Erschlossen wird der Neubau (1.996 qm BGF) über eine Verbindungsbrücke, dunkel verkleidet wie ein Tunnel führt sie ins Licht. Der mäandrierende Rundgang durch die acht Ausstellungssäle im OG (58 – 122 qm), nimmt den Gedanken des Flanierens im Park auf. Im EG liegen Räume für Museumspädagogik, Werkstatt, Bibliothek und Depot. Mit großer Perfektion sehr diskret gestaltet, dient die Architektur der Kunst. Nichts stört, die Technik verschwindet in zwei aufgedoppelten Innenwänden. Vier großformatige Kastenfernster, eines in jede Himmelsrichtung, machen den Neubau zum Teil des Ganzen. Unterschiedliche Kunst- und Tageslichtszenarien können mit LED-Bändern sowie textilen Verdunklungs- und Sonnenschutzstoren, die vor die raumseitig geätzten Scheiben fahren, auf Knopfdruck erstellt werden. Was nicht gebraucht wird, liegt verborgen in der Geometrie des Sheddachs. In der Ansicht bleibt das Shed verborgen, „zu industriell die Anmutung“, so Annette Gigon. So bekam der Baukörper an der Dachkante der langen Nord-Ost-Seite eine Ausklappung, „einen Kragen“, der die Zacken verdeckt, aber noch Licht in das letzte Shed einfallen lässt. Das ist irgendwie schräg, aber auch ein schöner Moment jenseits des rechten Winkels.

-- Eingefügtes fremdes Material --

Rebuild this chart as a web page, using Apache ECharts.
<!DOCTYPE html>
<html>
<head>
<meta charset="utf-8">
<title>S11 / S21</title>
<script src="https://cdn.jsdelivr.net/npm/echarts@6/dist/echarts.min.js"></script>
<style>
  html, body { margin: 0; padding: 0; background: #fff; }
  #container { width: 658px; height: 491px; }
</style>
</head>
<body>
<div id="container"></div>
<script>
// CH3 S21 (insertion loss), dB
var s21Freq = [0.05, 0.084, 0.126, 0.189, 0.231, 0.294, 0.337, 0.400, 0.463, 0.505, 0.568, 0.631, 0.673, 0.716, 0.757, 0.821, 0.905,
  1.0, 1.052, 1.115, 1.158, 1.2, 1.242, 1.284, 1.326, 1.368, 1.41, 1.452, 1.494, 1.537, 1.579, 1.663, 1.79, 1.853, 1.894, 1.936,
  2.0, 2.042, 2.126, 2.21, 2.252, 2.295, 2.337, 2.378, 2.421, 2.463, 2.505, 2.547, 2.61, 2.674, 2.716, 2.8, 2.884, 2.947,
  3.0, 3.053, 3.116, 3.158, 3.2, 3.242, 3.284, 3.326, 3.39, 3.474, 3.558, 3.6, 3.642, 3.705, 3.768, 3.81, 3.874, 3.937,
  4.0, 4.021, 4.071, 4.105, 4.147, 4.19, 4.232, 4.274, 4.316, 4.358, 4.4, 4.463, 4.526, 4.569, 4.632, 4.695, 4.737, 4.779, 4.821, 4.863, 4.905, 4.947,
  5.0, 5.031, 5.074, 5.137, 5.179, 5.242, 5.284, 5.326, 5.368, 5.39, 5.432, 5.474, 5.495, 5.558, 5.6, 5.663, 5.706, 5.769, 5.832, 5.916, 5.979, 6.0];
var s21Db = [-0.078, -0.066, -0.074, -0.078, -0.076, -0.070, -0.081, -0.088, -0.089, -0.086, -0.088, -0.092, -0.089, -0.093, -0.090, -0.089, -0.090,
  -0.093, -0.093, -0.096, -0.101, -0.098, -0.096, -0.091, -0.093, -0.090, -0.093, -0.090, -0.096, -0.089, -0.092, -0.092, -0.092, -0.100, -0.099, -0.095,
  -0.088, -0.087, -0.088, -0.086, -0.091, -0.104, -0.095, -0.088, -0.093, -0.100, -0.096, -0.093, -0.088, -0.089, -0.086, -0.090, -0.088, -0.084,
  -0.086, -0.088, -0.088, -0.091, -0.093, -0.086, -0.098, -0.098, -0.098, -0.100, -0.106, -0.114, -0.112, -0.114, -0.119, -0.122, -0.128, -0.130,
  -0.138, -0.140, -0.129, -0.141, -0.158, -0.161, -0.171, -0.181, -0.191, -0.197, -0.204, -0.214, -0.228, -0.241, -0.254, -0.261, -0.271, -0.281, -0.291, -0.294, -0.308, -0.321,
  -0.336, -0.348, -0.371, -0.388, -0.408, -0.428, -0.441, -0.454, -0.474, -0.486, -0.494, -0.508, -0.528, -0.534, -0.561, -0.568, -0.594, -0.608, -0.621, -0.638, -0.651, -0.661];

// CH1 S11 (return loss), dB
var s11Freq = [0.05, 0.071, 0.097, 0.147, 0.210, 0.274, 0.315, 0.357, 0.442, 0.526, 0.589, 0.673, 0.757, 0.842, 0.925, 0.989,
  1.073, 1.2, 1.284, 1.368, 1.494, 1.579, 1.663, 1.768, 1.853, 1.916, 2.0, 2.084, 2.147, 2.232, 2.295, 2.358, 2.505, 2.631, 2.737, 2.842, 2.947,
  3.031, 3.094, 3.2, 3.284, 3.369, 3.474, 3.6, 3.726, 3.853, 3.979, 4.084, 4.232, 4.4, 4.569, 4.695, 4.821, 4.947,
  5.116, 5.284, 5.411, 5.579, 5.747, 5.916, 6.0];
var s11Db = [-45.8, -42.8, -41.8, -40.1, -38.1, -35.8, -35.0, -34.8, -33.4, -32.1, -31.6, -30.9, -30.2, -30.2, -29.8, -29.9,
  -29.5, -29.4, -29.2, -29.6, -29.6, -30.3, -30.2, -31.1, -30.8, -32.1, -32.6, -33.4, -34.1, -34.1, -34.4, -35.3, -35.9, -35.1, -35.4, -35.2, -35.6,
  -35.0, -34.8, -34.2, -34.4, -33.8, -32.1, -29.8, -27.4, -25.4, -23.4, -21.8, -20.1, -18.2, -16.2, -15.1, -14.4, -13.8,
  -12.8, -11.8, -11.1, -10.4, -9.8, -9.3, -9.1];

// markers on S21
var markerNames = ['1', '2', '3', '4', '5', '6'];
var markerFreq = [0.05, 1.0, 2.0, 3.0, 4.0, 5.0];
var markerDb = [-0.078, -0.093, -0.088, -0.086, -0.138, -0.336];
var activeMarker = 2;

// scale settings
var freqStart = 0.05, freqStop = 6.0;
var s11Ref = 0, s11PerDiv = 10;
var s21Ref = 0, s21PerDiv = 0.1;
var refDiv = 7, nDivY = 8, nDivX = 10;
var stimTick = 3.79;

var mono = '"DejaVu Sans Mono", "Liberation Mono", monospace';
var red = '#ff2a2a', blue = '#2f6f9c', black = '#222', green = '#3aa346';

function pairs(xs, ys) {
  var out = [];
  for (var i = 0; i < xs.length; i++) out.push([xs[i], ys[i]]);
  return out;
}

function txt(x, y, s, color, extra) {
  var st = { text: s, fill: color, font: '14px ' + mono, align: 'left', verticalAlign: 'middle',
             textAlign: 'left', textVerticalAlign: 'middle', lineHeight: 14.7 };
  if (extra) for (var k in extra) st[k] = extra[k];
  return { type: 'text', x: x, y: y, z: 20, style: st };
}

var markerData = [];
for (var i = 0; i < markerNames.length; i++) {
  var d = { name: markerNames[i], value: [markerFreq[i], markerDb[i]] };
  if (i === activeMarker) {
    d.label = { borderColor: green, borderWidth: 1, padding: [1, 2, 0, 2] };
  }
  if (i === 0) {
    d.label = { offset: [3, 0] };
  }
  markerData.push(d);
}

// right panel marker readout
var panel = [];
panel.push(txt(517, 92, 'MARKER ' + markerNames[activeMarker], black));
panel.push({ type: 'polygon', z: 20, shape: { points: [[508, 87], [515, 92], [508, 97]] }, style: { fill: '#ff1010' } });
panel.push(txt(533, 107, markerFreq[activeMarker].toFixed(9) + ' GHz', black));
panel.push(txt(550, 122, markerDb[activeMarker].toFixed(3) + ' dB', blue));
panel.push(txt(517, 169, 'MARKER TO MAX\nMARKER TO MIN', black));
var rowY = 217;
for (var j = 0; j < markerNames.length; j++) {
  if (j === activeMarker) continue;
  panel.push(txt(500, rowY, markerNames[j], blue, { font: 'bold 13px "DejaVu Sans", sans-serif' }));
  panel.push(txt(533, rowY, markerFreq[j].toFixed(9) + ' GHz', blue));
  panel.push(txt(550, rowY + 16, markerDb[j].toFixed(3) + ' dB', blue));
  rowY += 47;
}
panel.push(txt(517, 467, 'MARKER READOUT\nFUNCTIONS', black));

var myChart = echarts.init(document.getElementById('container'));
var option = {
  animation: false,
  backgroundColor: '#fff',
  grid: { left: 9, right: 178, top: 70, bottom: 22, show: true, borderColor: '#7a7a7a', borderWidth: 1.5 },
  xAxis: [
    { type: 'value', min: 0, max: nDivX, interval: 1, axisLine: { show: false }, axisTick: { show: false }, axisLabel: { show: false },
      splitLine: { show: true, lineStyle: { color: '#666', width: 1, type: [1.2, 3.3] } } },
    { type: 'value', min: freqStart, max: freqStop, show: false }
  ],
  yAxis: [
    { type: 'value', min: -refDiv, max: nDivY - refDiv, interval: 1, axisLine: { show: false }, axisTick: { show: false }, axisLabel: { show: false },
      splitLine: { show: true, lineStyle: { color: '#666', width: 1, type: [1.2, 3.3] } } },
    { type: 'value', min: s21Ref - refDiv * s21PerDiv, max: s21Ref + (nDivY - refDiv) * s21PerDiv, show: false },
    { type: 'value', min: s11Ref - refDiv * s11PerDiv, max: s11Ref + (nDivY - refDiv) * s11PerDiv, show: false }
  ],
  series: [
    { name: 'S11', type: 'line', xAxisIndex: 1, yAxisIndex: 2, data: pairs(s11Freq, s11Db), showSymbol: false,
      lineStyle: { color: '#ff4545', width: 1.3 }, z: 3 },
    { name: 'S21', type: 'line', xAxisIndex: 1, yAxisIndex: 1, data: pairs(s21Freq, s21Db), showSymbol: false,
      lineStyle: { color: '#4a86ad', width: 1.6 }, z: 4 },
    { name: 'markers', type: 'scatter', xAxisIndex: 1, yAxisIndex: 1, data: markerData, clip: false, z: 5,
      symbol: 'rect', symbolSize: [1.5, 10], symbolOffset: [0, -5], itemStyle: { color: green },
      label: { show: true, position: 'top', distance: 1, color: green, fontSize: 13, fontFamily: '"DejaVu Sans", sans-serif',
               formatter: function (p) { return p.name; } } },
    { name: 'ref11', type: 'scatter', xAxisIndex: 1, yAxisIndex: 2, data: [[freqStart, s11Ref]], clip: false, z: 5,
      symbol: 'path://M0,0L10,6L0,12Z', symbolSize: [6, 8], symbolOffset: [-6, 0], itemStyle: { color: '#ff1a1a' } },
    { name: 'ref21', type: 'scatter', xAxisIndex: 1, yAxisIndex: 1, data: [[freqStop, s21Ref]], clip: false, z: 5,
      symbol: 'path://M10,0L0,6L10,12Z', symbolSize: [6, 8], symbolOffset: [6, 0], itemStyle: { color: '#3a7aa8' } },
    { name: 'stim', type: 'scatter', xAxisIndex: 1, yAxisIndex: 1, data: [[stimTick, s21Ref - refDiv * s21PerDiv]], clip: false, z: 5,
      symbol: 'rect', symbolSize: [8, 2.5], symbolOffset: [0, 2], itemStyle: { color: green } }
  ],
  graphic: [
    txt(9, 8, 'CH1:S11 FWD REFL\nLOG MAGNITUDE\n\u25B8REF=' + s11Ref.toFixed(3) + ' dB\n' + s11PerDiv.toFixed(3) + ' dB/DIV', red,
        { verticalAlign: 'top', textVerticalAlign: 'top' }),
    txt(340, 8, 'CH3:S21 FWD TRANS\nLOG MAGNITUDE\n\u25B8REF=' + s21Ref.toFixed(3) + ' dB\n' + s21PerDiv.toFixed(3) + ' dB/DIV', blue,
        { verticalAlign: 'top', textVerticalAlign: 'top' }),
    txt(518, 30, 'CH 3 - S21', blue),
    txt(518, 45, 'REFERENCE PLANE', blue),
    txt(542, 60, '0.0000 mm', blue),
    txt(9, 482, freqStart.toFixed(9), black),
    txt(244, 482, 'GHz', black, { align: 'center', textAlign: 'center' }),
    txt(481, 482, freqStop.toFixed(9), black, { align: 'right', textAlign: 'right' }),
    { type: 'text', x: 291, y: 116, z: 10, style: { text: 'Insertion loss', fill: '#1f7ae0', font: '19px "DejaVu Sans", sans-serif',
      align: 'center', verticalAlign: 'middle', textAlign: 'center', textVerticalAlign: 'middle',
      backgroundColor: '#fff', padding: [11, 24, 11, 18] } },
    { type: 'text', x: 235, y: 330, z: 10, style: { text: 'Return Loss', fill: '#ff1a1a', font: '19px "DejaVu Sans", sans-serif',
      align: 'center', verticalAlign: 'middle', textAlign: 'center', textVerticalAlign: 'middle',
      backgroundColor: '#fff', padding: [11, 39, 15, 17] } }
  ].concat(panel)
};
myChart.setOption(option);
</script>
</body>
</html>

Für Bottrop hat das Museumszentrum Quadrat große Bedeutung, ihr kulturelles Rückgrat stützt die ehemalige Steinkohlestadt auch während des schwierigen Strukturwandels. Bald 13 Mio. € hat der Neubau gekostet, finanziert wurde er aus Bundes- und Landesmitteln, sowie Stiftungen der Industrie, dem LWL Landschaftsverband Westfalen-Lippe und The Josef & Anni Albers Foundation.